Dutch carry on camping after 100 years

Carl Denig, camping in England, 1912.  data/files/kamperen_1_carl_denig_kampe.jpg

You can recognise them anywhere in Europe: Dutch people camping with their sturdy, family-sized tents, overloaded station wagons or slow caravans. One hundred years ago, Amsterdam tent manufacturer Carl Denig started the first Dutch camping association. And his legacy lives on, especially in times of crisis, because camping is fun… and cheap.
The popularity of camping in the Netherlands is about as old as the Boy Scouts and the two have much in common. As with the Scouts, camping came from England, where Carl Denig took a tailoring course in 1910. Back then he joined an organisation now known as the Camping and Caravanning Club.
Spy
After his training, Mr Denig went camping with two friends in a homemade tent on the Isle of Wight. In those pre-World War I days, the German-born Denig was promptly arrested on suspicion of being a spy; the trio had unwittingly camped on a military training ground.
Once back in Amsterdam, Denig focused on making lightweight tents and founded the Dutch Tourist Camping Club (NTKC). In the early years, it was mostly scouts and other youth organisations packing their tents and heading off into Dutch countryside. Only in the fifties did the first families begin to go on camping holidays.
Camping Diploma
It was a development that had both the government and the motorist’s association ANWB worried. Campers were made to register and request a camping card. There were special courses for camping diplomas and passports.
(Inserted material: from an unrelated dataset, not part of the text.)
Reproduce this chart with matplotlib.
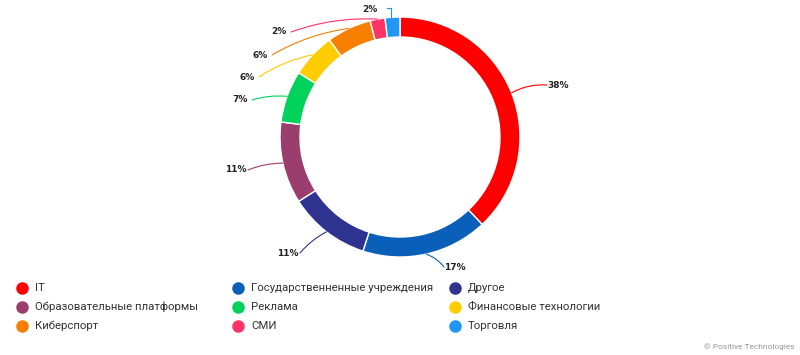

Prospective campers learnt that they had to introduce themselves to their neighbours when they set up camp. And, to prevent yellow spots, campers were not to put hot pans on the grass.
In the 1960s and 1970s, this camping etiquette was seriously challenged. Youth camps emerged where a cloud of hashish smoke hung between beer-crate walls. Busloads of young Dutch campers were drawn to the Spanish costas. They were not particularly interested in the natural surroundings; to them being able to sleep off your hangover in a tent was cheap.